Objective: Transcribe the material in full. Nothing should differ except that the pictures are left out.
*** Information supplied
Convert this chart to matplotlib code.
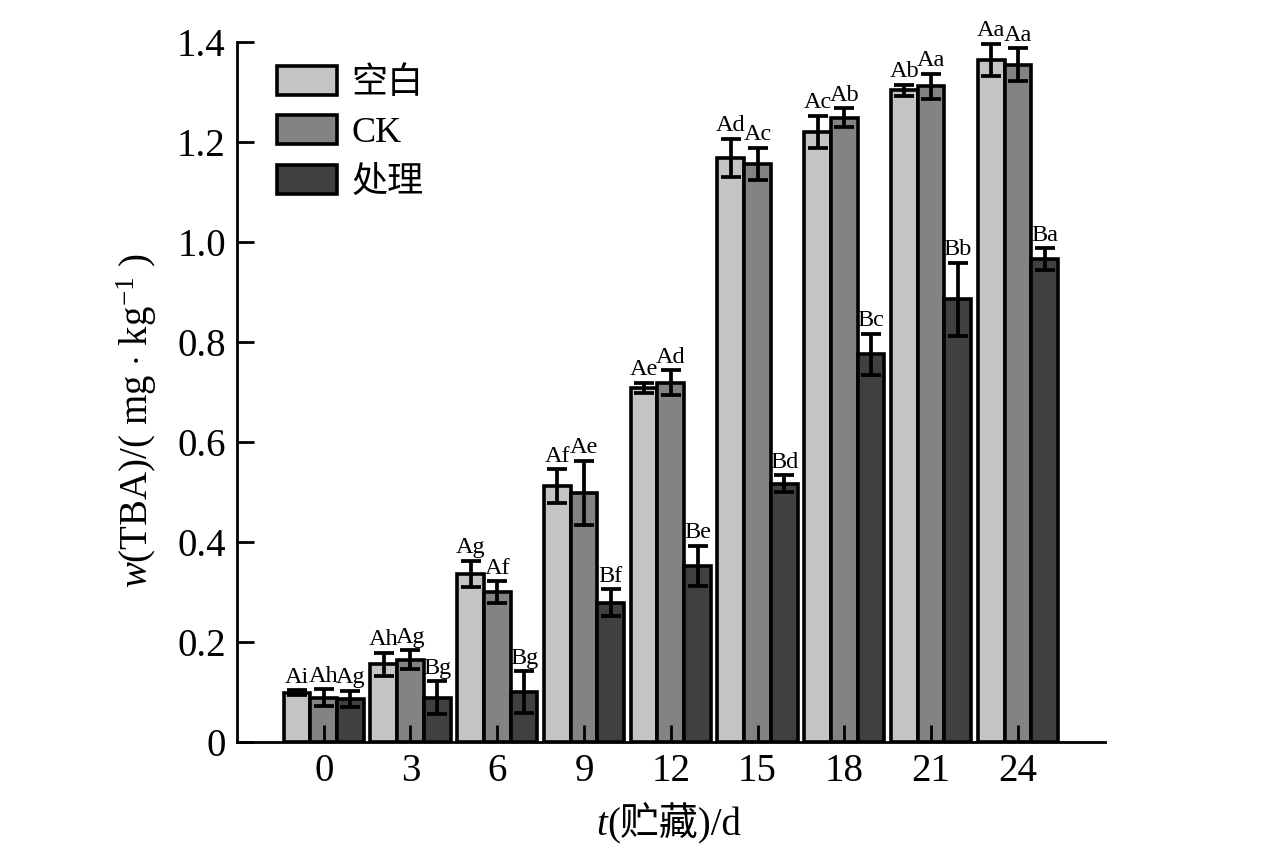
import numpy as np
import matplotlib.pyplot as plt
from matplotlib.ticker import FuncFormatter

plt.rcParams['font.family'] = ['Liberation Serif', 'Noto Sans CJK SC']
plt.rcParams['mathtext.fontset'] = 'custom'
plt.rcParams['mathtext.rm'] = 'Liberation Serif'
plt.rcParams['mathtext.it'] = 'Liberation Serif:italic'

days = ['0', '3', '6', '9', '12', '15', '18', '21', '24']
series = ['空白', 'CK', '处理']
colors = ['#c4c4c4', '#838383', '#404040']

blank = [0.099, 0.156, 0.337, 0.512, 0.709, 1.169, 1.221, 1.304, 1.365]
ck = [0.089, 0.165, 0.300, 0.499, 0.719, 1.157, 1.249, 1.312, 1.355]
treat = [0.087, 0.089, 0.100, 0.279, 0.353, 0.517, 0.776, 0.886, 0.966]

blank_err = [0.005, 0.023, 0.026, 0.034, 0.010, 0.038, 0.032, 0.011, 0.032]
ck_err = [0.017, 0.019, 0.022, 0.064, 0.025, 0.032, 0.019, 0.025, 0.033]
treat_err = [0.016, 0.033, 0.042, 0.027, 0.040, 0.017, 0.041, 0.073, 0.022]

blank_lab = ['Ai', 'Ah', 'Ag', 'Af', 'Ae', 'Ad', 'Ac', 'Ab', 'Aa']
ck_lab = ['Ah', 'Ag', 'Af', 'Ae', 'Ad', 'Ac', 'Ab', 'Aa', 'Aa']
treat_lab = ['Ag', 'Bg', 'Bg', 'Bf', 'Be', 'Bd', 'Bc', 'Bb', 'Ba']

vals = [blank, ck, treat]
errs = [blank_err, ck_err, treat_err]
labs = [blank_lab, ck_lab, treat_lab]

fig = plt.figure(figsize=(12.76, 8.49), dpi=100)
ax = fig.add_axes([0.1857, 0.126, 0.680, 0.8245])

x = np.arange(len(days))
w = 0.308
for k in range(3):
    pos = x + (k - 1) * w
    ax.bar(pos, vals[k], w, color=colors[k], edgecolor='black', linewidth=2.6,
           label=series[k], zorder=1)
    ax.errorbar(pos, vals[k], yerr=errs[k], fmt='none', ecolor='black',
                elinewidth=2.7, capsize=7.5, capthick=2.7, zorder=3)
    for p, v, e, t in zip(pos, vals[k], errs[k], labs[k]):
        ax.annotate(t, (p, v + e), xytext=(0, 1.5), textcoords='offset points',
                    ha='center', va='bottom', fontsize=17.5)

ax.set_xlim(-1.0, 9.0)
ax.set_ylim(0, 1.4)
ax.set_xticks(x)
ax.set_xticklabels(days)
ax.set_yticks(np.arange(0, 1.41, 0.2))
ax.yaxis.set_major_formatter(FuncFormatter(lambda v, p: '0' if v == 0 else f'{v:.1f}'))
ax.tick_params(direction='in', length=12, width=2, labelsize=28, pad=8)
ax.spines['top'].set_visible(False)
ax.spines['right'].set_visible(False)
ax.spines['left'].set_linewidth(2)
ax.spines['bottom'].set_linewidth(2)

ax.set_ylabel(r'$w$(TBA)/( mg $\cdot$ kg$^{-1}$ )', fontsize=28)
ax.yaxis.set_label_coords(-0.09, 0.46)

# x label: italic t followed by the Chinese part
rest = fig.text(0.528, 0.017, '(贮藏)/d', fontsize=28, ha='center', va='baseline')
fig.canvas.draw()
bb = rest.get_window_extent(fig.canvas.get_renderer())
fig.text(bb.x0 / fig.bbox.width, 0.017, 't', fontsize=28, style='italic',
         ha='right', va='baseline')

ax.legend(loc='upper left', bbox_to_anchor=(0.009, 1.012), frameon=False,
          fontsize=26, handlelength=1.65, handleheight=0.85, labelspacing=0.4,
          handletextpad=0.4)

fig.savefig('out.png', dpi=100)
******
Task solution:
Convert this chart to matplotlib code.
import numpy as np
import matplotlib.pyplot as plt
from matplotlib.ticker import FuncFormatter

plt.rcParams['font.family'] = ['Liberation Serif', 'Noto Sans CJK SC']
plt.rcParams['mathtext.fontset'] = 'custom'
plt.rcParams['mathtext.rm'] = 'Liberation Serif'
plt.rcParams['mathtext.it'] = 'Liberation Serif:italic'

days = ['0', '3', '6', '9', '12', '15', '18', '21', '24']
series = ['空白', 'CK', '处理']
colors = ['#c4c4c4', '#838383', '#404040']

blank = [0.099, 0.156, 0.337, 0.512, 0.709, 1.169, 1.221, 1.304, 1.365]
ck = [0.089, 0.165, 0.300, 0.499, 0.719, 1.157, 1.249, 1.312, 1.355]
treat = [0.087, 0.089, 0.100, 0.279, 0.353, 0.517, 0.776, 0.886, 0.966]

blank_err = [0.005, 0.023, 0.026, 0.034, 0.010, 0.038, 0.032, 0.011, 0.032]
ck_err = [0.017, 0.019, 0.022, 0.064, 0.025, 0.032, 0.019, 0.025, 0.033]
treat_err = [0.016, 0.033, 0.042, 0.027, 0.040, 0.017, 0.041, 0.073, 0.022]

blank_lab = ['Ai', 'Ah', 'Ag', 'Af', 'Ae', 'Ad', 'Ac', 'Ab', 'Aa']
ck_lab = ['Ah', 'Ag', 'Af', 'Ae', 'Ad', 'Ac', 'Ab', 'Aa', 'Aa']
treat_lab = ['Ag', 'Bg', 'Bg', 'Bf', 'Be', 'Bd', 'Bc', 'Bb', 'Ba']

vals = [blank, ck, treat]
errs = [blank_err, ck_err, treat_err]
labs = [blank_lab, ck_lab, treat_lab]

fig = plt.figure(figsize=(12.76, 8.49), dpi=100)
ax = fig.add_axes([0.1857, 0.126, 0.680, 0.8245])

x = np.arange(len(days))
w = 0.308
for k in range(3):
    pos = x + (k - 1) * w
    ax.bar(pos, vals[k], w, color=colors[k], edgecolor='black', linewidth=2.6,
           label=series[k], zorder=1)
    ax.errorbar(pos, vals[k], yerr=errs[k], fmt='none', ecolor='black',
                elinewidth=2.7, capsize=7.5, capthick=2.7, zorder=3)
    for p, v, e, t in zip(pos, vals[k], errs[k], labs[k]):
        ax.annotate(t, (p, v + e), xytext=(0, 1.5), textcoords='offset points',
                    ha='center', va='bottom', fontsize=17.5)

ax.set_xlim(-1.0, 9.0)
ax.set_ylim(0, 1.4)
ax.set_xticks(x)
ax.set_xticklabels(days)
ax.set_yticks(np.arange(0, 1.41, 0.2))
ax.yaxis.set_major_formatter(FuncFormatter(lambda v, p: '0' if v == 0 else f'{v:.1f}'))
ax.tick_params(direction='in', length=12, width=2, labelsize=28, pad=8)
ax.spines['top'].set_visible(False)
ax.spines['right'].set_visible(False)
ax.spines['left'].set_linewidth(2)
ax.spines['bottom'].set_linewidth(2)

ax.set_ylabel(r'$w$(TBA)/( mg $\cdot$ kg$^{-1}$ )', fontsize=28)
ax.yaxis.set_label_coords(-0.09, 0.46)

# x label: italic t followed by the Chinese part
rest = fig.text(0.528, 0.017, '(贮藏)/d', fontsize=28, ha='center', va='baseline')
fig.canvas.draw()
bb = rest.get_window_extent(fig.canvas.get_renderer())
fig.text(bb.x0 / fig.bbox.width, 0.017, 't', fontsize=28, style='italic',
         ha='right', va='baseline')

ax.legend(loc='upper left', bbox_to_anchor=(0.009, 1.012), frameon=False,
          fontsize=26, handlelength=1.65, handleheight=0.85, labelspacing=0.4,
          handletextpad=0.4)

fig.savefig('out.png', dpi=100)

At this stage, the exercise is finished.